WOW  . . . more than three inches. Sounds like a must have.

 I am growing the fully double beautiful bloodroot variety that was almost
lost to cultivation. This mutation was discovered in Dayton, Ohio in 1916.
It differed from our native variety in that it is sterile; it can have sixty
long lasting petals rather than the eight or twelve flighty ones of the
native variety; it has larger leaves and rhizomes; and it cannot survive
without regular division. If left alone, it crowds to the surface where it
dries and dies.
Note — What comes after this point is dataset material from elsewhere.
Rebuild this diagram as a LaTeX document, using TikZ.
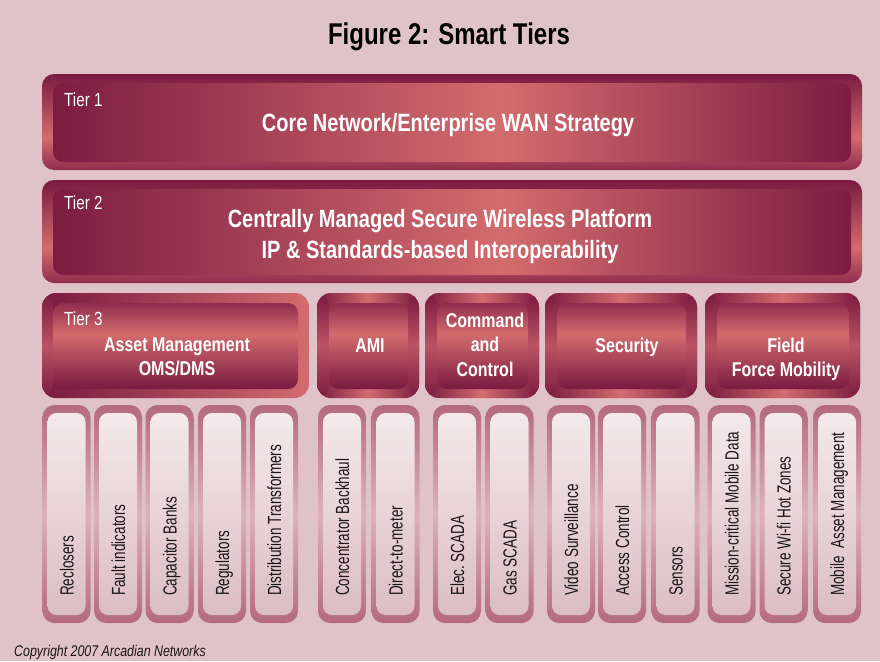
\documentclass[tikz,border=0pt]{standalone}
\usepackage{fontspec}
\setmainfont[FakeStretch=0.8]{Liberation Sans}
\newfontfamily\narrowfont[FakeStretch=0.71]{Liberation Sans}
\definecolor{pageBg}{HTML}{DFC3C8}
\definecolor{tierDark}{HTML}{7A1A40}
\definecolor{tierMid}{HTML}{902D4D}
\definecolor{tierSide}{HTML}{BA5363}
\definecolor{tierLight}{HTML}{D26C6E}
\definecolor{colEdge}{HTML}{B46A7E}
\definecolor{colGlow}{HTML}{DDB2BB}
\definecolor{colTop}{HTML}{F4EBED}
\definecolor{colBottom}{HTML}{DBBBC3}
\definecolor{inkText}{HTML}{1B1517}

% the 25bp..75bp part of each shading is stretched over the filled path
\pgfdeclarehorizontalshading{wideglow}{100bp}{color(0bp)=(tierDark); color(25bp)=(tierDark); color(53bp)=(tierLight); color(75bp)=(tierDark); color(100bp)=(tierDark)}
\pgfdeclareverticalshading{widerim}{100bp}{color(0bp)=(tierMid); color(25bp)=(tierMid); color(42bp)=(tierLight); color(75bp)=(tierDark); color(100bp)=(tierDark)}
\pgfdeclareverticalshading{boxglow}{100bp}{color(0bp)=(tierDark); color(25bp)=(tierDark); color(57bp)=(tierLight); color(75bp)=(tierMid); color(100bp)=(tierMid)}

\begin{document}
\begin{tikzpicture}[x=1pt, y=-1pt,
  wideframe/.style={shade, shading=widerim, shading angle=0, rounded corners=12pt,
    inner sep=0pt, minimum width=820pt,
    path picture={\shade[shading=wideglow, shading angle=0, rounded corners=10pt]
      ([shift={(11pt,-9pt)}]path picture bounding box.north west) rectangle
      ([shift={(-11pt,8pt)}]path picture bounding box.south east);}},
  boxframe/.style={left color=tierDark, right color=tierDark, middle color=tierLight,
    rounded corners=14pt, inner sep=0pt, minimum height=105pt,
    path picture={
      \shade[top color=tierDark, bottom color=tierDark, middle color=tierSide]
        (path picture bounding box.north west) rectangle ([xshift=12pt]path picture bounding box.south west);
      \shade[top color=tierDark, bottom color=tierDark, middle color=tierSide]
        (path picture bounding box.north east) rectangle ([xshift=-11pt]path picture bounding box.south east);
      \shade[shading=boxglow, shading angle=0, rounded corners=10pt]
        ([shift={(12pt,-10pt)}]path picture bounding box.north west) rectangle
        ([shift={(-11pt,9pt)}]path picture bounding box.south east);}},
  assetframe/.style={left color=tierDark, right color=tierLight,
    rounded corners=14pt, inner sep=0pt, minimum height=105pt,
    path picture={
      \shade[top color=tierDark, bottom color=tierDark, middle color=tierSide]
        (path picture bounding box.north west) rectangle ([xshift=11pt]path picture bounding box.south west);
      \shade[shading=boxglow, shading angle=0, rounded corners=10pt]
        ([shift={(11pt,-10pt)}]path picture bounding box.north west) rectangle
        ([shift={(-11pt,9pt)}]path picture bounding box.south east);}},
  colframe/.style={top color=colEdge, bottom color=colEdge, middle color=colGlow,
    rounded corners=12pt, inner sep=0pt, minimum width=48pt, minimum height=218pt,
    path picture={\shade[top color=colTop, bottom color=colBottom, rounded corners=9pt]
      ([shift={(5pt,-8pt)}]path picture bounding box.north west) rectangle
      ([shift={(-5pt,8pt)}]path picture bounding box.south east);}},
  tiertag/.style={anchor=base west, inner sep=0pt, text=white, font=\fontsize{19}{22}\selectfont},
  tiertext/.style={inner sep=0pt, text=white, align=center, font=\bfseries\fontsize{25}{31}\selectfont},
  boxtext/.style={inner sep=0pt, text=white, align=center, font=\bfseries\fontsize{20}{24.5}\selectfont},
  coltext/.style={rotate=90, anchor=base west, inner sep=0pt, text=inkText,
    font=\narrowfont\fontsize{19}{22}\selectfont}
]
\useasboundingbox (0,0) rectangle (880,661);
\fill[pageBg] (0,0) rectangle (880,661);

\node[anchor=base, inner sep=0pt, font=\bfseries\fontsize{30}{36}\selectfont] (title) at (449,45) {Figure 2: Smart Tiers};

% tier 1 and tier 2 bars
\node[wideframe, minimum height=96pt] (tierOne) at (452,122) {};
\node[tiertag] (tierOneTag) at (64,106) {Tier 1};
\node[tiertext, anchor=base] (tierOneText) at (448,131) {Core Network/Enterprise WAN Strategy};

\node[wideframe, minimum height=103pt] (tierTwo) at (452,231.5) {};
\node[tiertag] (tierTwoTag) at (64,209) {Tier 2};
\node[tiertext, anchor=north] (tierTwoText) at (440,209) {Centrally Managed Secure Wireless Platform\\IP \& Standards-based Interoperability};

% tier 3 boxes
\node[assetframe, minimum width=267pt] (assetBox) at (175.5,345.5) {};
\node[tiertag] (tierThreeTag) at (64,325) {Tier 3};
\node[boxtext, anchor=north] (assetText) at (177,337.5) {Asset Management\\OMS/DMS};

\node[boxframe, minimum width=102pt] (amiBox) at (368,345.5) {};
\node[boxtext, anchor=base] (amiText) at (370,352) {AMI};

\node[boxframe, minimum width=114pt] (commandBox) at (482,345.5) {};
\node[boxtext, anchor=north] (commandText) at (485,312.5) {Command\\and\\Control};

\node[boxframe, minimum width=152pt] (securityBox) at (621,345.5) {};
\node[boxtext, anchor=base] (securityText) at (627,352) {Security};

\node[boxframe, minimum width=155pt] (fieldBox) at (782.5,345.5) {};
\node[boxtext, anchor=north] (fieldText) at (786,337.5) {Field\\Force Mobility};

% device columns
\node[colframe] (reclosers) at (66.5,514) {};
\node[coltext] (reclosersLbl) at (73.5,596) {Reclosers};
\node[colframe] (faultInd) at (118,514) {};
\node[coltext] (faultIndLbl) at (125,596) {Fault indicators};
\node[colframe] (capBanks) at (169.5,514) {};
\node[coltext] (capBanksLbl) at (176.5,596) {Capacitor Banks};
\node[colframe] (regulators) at (222,514) {};
\node[coltext] (regulatorsLbl) at (229,596) {Regulators};
\node[colframe] (distTrans) at (274,514) {};
\node[coltext] (distTransLbl) at (281,596) {Distribution Transformers};

\node[colframe] (concBackhaul) at (342,514) {};
\node[coltext] (concBackhaulLbl) at (349,596) {Concentrator Backhaul};
\node[colframe] (directMeter) at (395.5,514) {};
\node[coltext] (directMeterLbl) at (402.5,596) {Direct-to-meter};

\node[colframe] (elecScada) at (457,514) {};
\node[coltext] (elecScadaLbl) at (464,596) {Elec.\ SCADA};
\node[colframe] (gasScada) at (509.5,514) {};
\node[coltext] (gasScadaLbl) at (516.5,596) {Gas SCADA};

\node[colframe] (videoSurv) at (571,514) {};
\node[coltext] (videoSurvLbl) at (578,596) {Video Surveillance};
\node[colframe] (accessCtl) at (622,514) {};
\node[coltext] (accessCtlLbl) at (629,596) {Access Control};
\node[colframe] (sensors) at (675.5,514) {};
\node[coltext] (sensorsLbl) at (682.5,596) {Sensors};

\node[colframe] (missionData) at (731.5,514) {};
\node[coltext] (missionDataLbl) at (738.5,596) {Mission-critical Mobile Data};
\node[colframe] (hotZones) at (783.5,514) {};
\node[coltext] (hotZonesLbl) at (790.5,596) {Secure Wi-fi Hot Zones};
\node[colframe] (mobileAsset) at (837,514) {};
\node[coltext] (mobileAssetLbl) at (844,596) {Mobile~ Asset Management};

\node[anchor=base west, inner sep=0pt, text=inkText, font=\itshape\fontsize{15.5}{18}\selectfont] (copyright) at (14,656) {Copyright 2007 Arcadian Networks};
\end{tikzpicture}
\end{document}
This was the fate of the discoverer's colony after his death
in 1966. A rhizome had been given to the famed plant hunter,  E.H. Wilson
who named it 'Sanguinaria canadensis variety multiplex' to distinguish it
from the fourteen to sixteen petalled variety, 'flore- pleno' but it
apparently suffered a similar fate after Wilson's tragic death. Another
rhizome was given to Henry Teuscher, the director emeritus of the Montreal
Botanical Garden, who generously propagated it and shared it with gardeners
around the world, ensuring its survival.

To me, the survival of this beautiful bloodroot mutation not only underlines
the importance of keen botanical observation but also the importance of
sharing our horticultural treasures.

Does anybody grow the 'flore pleno ' variety?  Can it and  the 'TN' variety
produce seed or are they sterile as well?